> STATED PROBLEM: In your copy, include every line of the listing below exactly but none of the pictures.

> GIVEN INFORMATION:

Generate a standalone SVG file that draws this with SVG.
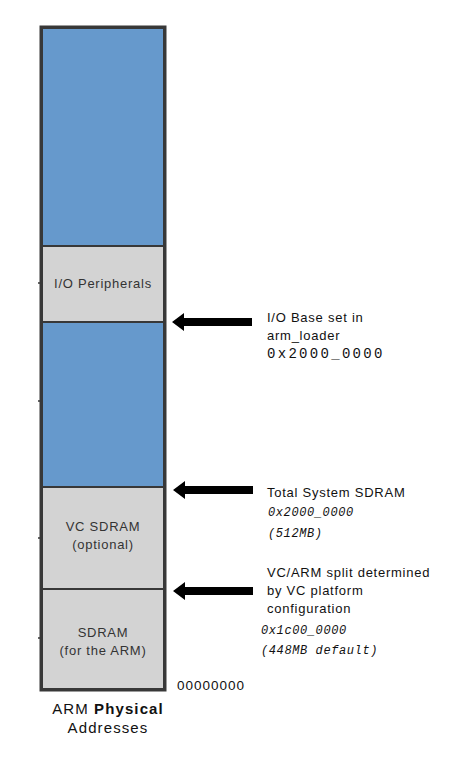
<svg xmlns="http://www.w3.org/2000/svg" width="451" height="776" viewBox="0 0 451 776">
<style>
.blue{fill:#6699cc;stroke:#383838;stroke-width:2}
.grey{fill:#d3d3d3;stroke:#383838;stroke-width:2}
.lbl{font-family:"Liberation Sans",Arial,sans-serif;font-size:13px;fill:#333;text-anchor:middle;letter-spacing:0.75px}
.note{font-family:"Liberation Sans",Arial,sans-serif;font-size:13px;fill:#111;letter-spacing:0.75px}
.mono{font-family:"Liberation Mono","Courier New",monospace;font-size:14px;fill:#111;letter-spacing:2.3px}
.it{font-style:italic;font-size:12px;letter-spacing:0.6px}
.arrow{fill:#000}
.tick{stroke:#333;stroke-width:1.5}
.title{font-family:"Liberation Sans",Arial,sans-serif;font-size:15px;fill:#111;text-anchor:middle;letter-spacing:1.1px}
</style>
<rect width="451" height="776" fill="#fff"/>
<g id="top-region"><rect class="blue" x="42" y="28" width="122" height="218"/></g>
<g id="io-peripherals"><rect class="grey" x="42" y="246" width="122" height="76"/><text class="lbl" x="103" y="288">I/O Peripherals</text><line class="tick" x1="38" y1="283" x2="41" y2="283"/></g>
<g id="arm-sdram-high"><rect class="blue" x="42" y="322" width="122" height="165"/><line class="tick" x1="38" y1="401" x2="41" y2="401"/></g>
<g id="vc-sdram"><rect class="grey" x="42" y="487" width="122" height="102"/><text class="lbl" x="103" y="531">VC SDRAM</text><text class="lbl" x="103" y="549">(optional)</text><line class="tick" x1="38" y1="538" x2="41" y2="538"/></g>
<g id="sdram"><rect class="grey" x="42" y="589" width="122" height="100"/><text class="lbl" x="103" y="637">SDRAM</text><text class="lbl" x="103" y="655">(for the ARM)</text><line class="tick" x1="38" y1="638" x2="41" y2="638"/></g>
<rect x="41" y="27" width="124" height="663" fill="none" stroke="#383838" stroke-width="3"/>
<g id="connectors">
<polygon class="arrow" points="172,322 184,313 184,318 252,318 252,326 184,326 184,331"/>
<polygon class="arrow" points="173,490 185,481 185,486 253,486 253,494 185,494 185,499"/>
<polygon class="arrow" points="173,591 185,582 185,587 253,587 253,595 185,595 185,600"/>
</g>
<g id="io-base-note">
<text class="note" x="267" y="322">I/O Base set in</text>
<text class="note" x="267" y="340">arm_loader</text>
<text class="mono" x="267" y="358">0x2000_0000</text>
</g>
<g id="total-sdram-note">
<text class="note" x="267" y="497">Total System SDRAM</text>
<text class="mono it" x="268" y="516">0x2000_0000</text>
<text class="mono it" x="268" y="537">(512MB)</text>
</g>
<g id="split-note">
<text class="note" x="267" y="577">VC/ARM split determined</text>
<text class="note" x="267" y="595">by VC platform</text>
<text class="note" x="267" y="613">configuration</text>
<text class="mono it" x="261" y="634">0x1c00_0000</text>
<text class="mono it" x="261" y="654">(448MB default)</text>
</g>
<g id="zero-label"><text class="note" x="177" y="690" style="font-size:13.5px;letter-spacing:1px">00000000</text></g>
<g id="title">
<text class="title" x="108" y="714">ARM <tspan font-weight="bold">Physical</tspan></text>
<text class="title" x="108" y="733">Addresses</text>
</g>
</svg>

> TASK SOLUTION:
Generate a standalone SVG file that draws this with SVG.
<svg xmlns="http://www.w3.org/2000/svg" width="451" height="776" viewBox="0 0 451 776">
<style>
.blue{fill:#6699cc;stroke:#383838;stroke-width:2}
.grey{fill:#d3d3d3;stroke:#383838;stroke-width:2}
.lbl{font-family:"Liberation Sans",Arial,sans-serif;font-size:13px;fill:#333;text-anchor:middle;letter-spacing:0.75px}
.note{font-family:"Liberation Sans",Arial,sans-serif;font-size:13px;fill:#111;letter-spacing:0.75px}
.mono{font-family:"Liberation Mono","Courier New",monospace;font-size:14px;fill:#111;letter-spacing:2.3px}
.it{font-style:italic;font-size:12px;letter-spacing:0.6px}
.arrow{fill:#000}
.tick{stroke:#333;stroke-width:1.5}
.title{font-family:"Liberation Sans",Arial,sans-serif;font-size:15px;fill:#111;text-anchor:middle;letter-spacing:1.1px}
</style>
<rect width="451" height="776" fill="#fff"/>
<g id="top-region"><rect class="blue" x="42" y="28" width="122" height="218"/></g>
<g id="io-peripherals"><rect class="grey" x="42" y="246" width="122" height="76"/><text class="lbl" x="103" y="288">I/O Peripherals</text><line class="tick" x1="38" y1="283" x2="41" y2="283"/></g>
<g id="arm-sdram-high"><rect class="blue" x="42" y="322" width="122" height="165"/><line class="tick" x1="38" y1="401" x2="41" y2="401"/></g>
<g id="vc-sdram"><rect class="grey" x="42" y="487" width="122" height="102"/><text class="lbl" x="103" y="531">VC SDRAM</text><text class="lbl" x="103" y="549">(optional)</text><line class="tick" x1="38" y1="538" x2="41" y2="538"/></g>
<g id="sdram"><rect class="grey" x="42" y="589" width="122" height="100"/><text class="lbl" x="103" y="637">SDRAM</text><text class="lbl" x="103" y="655">(for the ARM)</text><line class="tick" x1="38" y1="638" x2="41" y2="638"/></g>
<rect x="41" y="27" width="124" height="663" fill="none" stroke="#383838" stroke-width="3"/>
<g id="connectors">
<polygon class="arrow" points="172,322 184,313 184,318 252,318 252,326 184,326 184,331"/>
<polygon class="arrow" points="173,490 185,481 185,486 253,486 253,494 185,494 185,499"/>
<polygon class="arrow" points="173,591 185,582 185,587 253,587 253,595 185,595 185,600"/>
</g>
<g id="io-base-note">
<text class="note" x="267" y="322">I/O Base set in</text>
<text class="note" x="267" y="340">arm_loader</text>
<text class="mono" x="267" y="358">0x2000_0000</text>
</g>
<g id="total-sdram-note">
<text class="note" x="267" y="497">Total System SDRAM</text>
<text class="mono it" x="268" y="516">0x2000_0000</text>
<text class="mono it" x="268" y="537">(512MB)</text>
</g>
<g id="split-note">
<text class="note" x="267" y="577">VC/ARM split determined</text>
<text class="note" x="267" y="595">by VC platform</text>
<text class="note" x="267" y="613">configuration</text>
<text class="mono it" x="261" y="634">0x1c00_0000</text>
<text class="mono it" x="261" y="654">(448MB default)</text>
</g>
<g id="zero-label"><text class="note" x="177" y="690" style="font-size:13.5px;letter-spacing:1px">00000000</text></g>
<g id="title">
<text class="title" x="108" y="714">ARM <tspan font-weight="bold">Physical</tspan></text>
<text class="title" x="108" y="733">Addresses</text>
</g>
</svg>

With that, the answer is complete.